**Given problem**: Using the material that follows, identify and copy each line with the string "this".

------ Extracted records ------

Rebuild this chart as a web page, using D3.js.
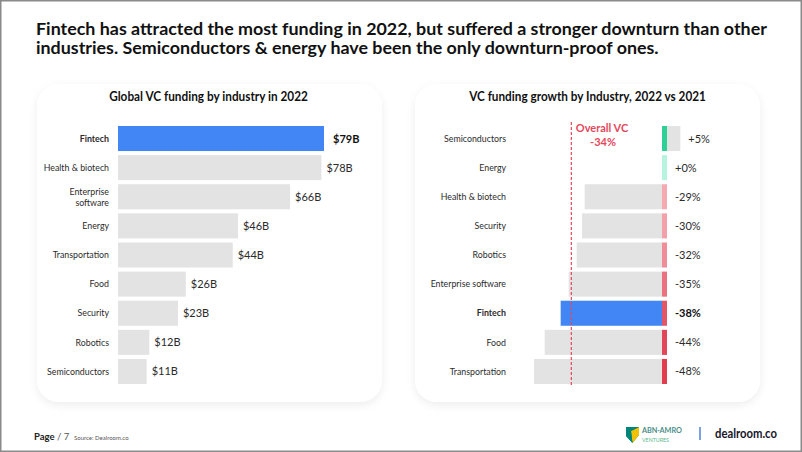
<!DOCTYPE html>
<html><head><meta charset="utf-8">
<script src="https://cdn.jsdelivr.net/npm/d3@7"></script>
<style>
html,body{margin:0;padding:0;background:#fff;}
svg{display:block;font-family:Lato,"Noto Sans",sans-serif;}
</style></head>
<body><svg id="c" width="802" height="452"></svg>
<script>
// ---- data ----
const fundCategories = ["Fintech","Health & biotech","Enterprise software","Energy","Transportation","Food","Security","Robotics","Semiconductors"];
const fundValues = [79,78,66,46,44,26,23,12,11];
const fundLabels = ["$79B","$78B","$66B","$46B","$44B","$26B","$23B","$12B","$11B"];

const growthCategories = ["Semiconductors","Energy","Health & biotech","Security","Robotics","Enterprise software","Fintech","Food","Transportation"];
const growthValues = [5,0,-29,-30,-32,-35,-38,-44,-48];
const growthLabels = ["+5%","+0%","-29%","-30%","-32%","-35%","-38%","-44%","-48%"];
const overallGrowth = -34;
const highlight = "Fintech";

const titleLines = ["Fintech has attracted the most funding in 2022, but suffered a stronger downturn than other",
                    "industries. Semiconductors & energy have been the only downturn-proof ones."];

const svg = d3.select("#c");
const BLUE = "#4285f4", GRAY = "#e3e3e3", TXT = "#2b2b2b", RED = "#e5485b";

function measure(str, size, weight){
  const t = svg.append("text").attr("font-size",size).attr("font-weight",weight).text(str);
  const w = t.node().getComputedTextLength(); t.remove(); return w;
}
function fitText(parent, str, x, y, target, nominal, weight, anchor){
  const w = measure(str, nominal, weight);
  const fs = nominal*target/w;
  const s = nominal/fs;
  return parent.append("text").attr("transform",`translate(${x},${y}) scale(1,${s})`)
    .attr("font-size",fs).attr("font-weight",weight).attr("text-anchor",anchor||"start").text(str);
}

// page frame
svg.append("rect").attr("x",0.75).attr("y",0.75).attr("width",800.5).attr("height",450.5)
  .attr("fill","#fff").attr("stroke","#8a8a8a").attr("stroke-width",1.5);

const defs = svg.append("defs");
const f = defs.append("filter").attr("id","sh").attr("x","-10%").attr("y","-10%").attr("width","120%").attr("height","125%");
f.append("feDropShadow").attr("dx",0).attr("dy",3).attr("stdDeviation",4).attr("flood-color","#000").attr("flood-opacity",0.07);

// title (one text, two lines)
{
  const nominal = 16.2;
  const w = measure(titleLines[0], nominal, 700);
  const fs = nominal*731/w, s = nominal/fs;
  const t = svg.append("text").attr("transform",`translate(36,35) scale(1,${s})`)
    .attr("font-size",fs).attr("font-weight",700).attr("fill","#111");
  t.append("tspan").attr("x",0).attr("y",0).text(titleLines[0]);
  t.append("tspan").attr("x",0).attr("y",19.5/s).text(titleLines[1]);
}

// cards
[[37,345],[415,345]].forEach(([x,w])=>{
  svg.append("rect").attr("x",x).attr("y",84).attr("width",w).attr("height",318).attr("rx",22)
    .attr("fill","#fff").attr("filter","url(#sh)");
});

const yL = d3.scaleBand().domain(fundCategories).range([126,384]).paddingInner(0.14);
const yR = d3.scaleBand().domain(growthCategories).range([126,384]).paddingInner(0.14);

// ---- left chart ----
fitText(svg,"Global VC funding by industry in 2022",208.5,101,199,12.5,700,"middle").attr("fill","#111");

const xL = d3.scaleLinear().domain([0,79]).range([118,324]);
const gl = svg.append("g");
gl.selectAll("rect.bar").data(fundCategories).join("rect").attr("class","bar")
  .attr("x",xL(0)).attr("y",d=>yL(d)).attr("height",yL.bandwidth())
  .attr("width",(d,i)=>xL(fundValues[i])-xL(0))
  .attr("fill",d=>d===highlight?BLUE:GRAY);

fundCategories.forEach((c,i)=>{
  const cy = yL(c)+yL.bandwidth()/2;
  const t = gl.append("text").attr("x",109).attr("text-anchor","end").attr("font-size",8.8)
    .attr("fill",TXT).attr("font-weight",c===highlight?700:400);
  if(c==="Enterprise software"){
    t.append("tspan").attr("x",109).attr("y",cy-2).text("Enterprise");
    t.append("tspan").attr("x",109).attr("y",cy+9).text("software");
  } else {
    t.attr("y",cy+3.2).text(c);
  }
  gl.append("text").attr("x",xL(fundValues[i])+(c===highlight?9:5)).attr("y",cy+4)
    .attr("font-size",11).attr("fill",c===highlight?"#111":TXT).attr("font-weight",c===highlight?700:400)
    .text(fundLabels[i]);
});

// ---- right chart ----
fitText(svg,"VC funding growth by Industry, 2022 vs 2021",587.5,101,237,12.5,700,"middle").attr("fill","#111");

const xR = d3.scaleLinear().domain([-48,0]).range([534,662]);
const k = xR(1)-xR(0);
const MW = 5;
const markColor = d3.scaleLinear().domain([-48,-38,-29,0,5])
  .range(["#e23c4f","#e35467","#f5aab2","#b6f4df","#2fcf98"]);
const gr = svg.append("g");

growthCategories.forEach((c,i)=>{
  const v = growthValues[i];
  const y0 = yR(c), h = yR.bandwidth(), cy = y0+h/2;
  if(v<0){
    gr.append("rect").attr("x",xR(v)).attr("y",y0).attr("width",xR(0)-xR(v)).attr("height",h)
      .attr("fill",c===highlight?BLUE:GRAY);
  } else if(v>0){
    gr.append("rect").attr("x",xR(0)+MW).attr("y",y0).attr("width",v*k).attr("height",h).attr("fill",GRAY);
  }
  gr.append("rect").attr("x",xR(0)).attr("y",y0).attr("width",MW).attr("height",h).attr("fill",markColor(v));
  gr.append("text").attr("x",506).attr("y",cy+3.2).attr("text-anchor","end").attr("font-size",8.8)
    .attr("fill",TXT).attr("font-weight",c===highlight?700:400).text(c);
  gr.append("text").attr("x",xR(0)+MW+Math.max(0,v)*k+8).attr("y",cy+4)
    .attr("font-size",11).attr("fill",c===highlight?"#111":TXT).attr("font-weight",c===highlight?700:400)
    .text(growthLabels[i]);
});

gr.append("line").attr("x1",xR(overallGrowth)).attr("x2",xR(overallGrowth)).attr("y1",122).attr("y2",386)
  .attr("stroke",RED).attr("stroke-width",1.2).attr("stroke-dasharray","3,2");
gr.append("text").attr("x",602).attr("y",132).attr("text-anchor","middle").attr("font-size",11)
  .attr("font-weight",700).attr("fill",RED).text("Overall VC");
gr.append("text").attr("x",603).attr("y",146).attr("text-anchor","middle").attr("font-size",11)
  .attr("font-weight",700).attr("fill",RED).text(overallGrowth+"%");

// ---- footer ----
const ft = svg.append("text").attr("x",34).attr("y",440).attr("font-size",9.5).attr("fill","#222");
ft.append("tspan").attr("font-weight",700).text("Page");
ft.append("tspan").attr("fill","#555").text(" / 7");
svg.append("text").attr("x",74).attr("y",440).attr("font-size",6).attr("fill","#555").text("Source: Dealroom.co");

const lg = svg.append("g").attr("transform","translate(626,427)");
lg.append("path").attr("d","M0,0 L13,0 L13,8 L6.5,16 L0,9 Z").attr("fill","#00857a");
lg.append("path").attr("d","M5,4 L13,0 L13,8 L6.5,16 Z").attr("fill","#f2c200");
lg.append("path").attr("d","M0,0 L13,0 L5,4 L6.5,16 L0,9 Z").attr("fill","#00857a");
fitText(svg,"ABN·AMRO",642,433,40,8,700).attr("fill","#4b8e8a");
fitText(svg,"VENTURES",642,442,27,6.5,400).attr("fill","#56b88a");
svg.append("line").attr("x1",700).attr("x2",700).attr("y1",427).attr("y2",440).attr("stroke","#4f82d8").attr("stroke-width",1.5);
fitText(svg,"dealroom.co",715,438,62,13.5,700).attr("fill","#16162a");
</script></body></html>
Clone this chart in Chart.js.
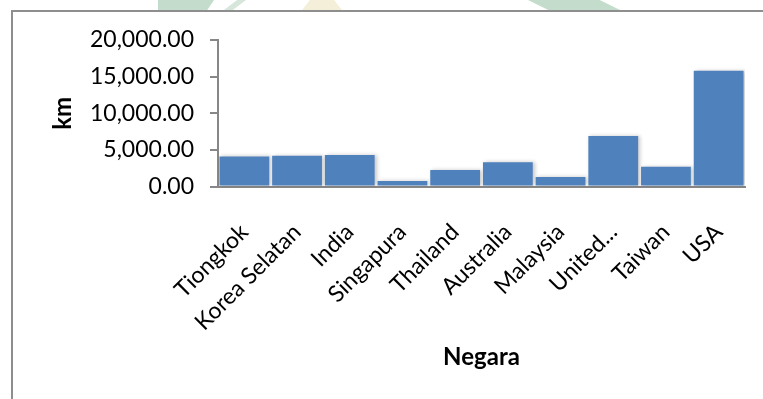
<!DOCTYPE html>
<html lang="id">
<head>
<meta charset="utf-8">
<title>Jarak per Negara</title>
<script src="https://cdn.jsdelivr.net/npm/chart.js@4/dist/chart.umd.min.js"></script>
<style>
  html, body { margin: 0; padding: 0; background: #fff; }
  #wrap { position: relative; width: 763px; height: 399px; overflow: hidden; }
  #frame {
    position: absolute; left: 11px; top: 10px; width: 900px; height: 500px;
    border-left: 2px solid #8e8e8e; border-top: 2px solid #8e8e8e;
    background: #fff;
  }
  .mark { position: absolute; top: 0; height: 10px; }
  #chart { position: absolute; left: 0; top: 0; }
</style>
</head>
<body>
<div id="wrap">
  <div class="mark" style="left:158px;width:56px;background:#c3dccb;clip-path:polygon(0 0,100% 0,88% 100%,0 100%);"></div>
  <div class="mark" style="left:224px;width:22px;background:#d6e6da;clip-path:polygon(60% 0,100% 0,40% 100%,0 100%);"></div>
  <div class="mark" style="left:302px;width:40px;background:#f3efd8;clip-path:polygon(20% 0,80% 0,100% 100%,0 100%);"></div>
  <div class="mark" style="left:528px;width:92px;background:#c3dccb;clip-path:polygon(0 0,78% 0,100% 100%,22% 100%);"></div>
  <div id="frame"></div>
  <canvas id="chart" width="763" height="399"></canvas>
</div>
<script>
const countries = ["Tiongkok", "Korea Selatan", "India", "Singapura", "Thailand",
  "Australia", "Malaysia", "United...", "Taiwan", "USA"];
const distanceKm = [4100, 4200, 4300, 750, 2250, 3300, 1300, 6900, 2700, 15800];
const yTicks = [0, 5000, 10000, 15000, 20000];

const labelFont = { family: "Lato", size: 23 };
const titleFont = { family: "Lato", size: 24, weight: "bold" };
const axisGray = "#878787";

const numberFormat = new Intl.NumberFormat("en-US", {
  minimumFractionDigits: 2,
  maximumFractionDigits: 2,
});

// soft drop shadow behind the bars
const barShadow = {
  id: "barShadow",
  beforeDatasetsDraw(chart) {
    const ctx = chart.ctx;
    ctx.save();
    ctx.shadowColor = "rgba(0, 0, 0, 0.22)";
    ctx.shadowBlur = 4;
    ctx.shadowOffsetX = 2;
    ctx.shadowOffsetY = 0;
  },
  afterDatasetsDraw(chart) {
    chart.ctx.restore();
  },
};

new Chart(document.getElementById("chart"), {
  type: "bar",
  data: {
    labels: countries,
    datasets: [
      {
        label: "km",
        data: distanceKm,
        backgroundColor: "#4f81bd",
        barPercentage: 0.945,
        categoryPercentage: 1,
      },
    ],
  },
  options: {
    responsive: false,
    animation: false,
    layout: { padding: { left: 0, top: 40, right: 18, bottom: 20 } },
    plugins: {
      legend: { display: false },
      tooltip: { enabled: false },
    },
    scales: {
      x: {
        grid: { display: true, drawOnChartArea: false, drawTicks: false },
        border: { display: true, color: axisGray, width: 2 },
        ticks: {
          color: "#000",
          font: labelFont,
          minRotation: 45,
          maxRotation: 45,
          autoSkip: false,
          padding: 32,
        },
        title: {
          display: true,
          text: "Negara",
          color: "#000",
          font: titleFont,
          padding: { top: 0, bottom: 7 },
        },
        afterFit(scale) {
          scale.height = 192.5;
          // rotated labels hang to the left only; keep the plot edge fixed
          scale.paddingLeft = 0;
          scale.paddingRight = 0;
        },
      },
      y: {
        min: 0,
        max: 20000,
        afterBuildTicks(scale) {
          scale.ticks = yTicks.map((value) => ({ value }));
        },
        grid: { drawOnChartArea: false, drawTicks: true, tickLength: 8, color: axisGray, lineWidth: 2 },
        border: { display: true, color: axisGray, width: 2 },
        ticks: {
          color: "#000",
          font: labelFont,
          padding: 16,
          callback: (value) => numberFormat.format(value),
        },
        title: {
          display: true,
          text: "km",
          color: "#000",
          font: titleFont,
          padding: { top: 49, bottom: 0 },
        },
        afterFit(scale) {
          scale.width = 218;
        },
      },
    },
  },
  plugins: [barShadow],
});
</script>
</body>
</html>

------

**Exercise response**:
Rebuild this chart as a web page, using D3.js.
Clone this chart in Chart.js.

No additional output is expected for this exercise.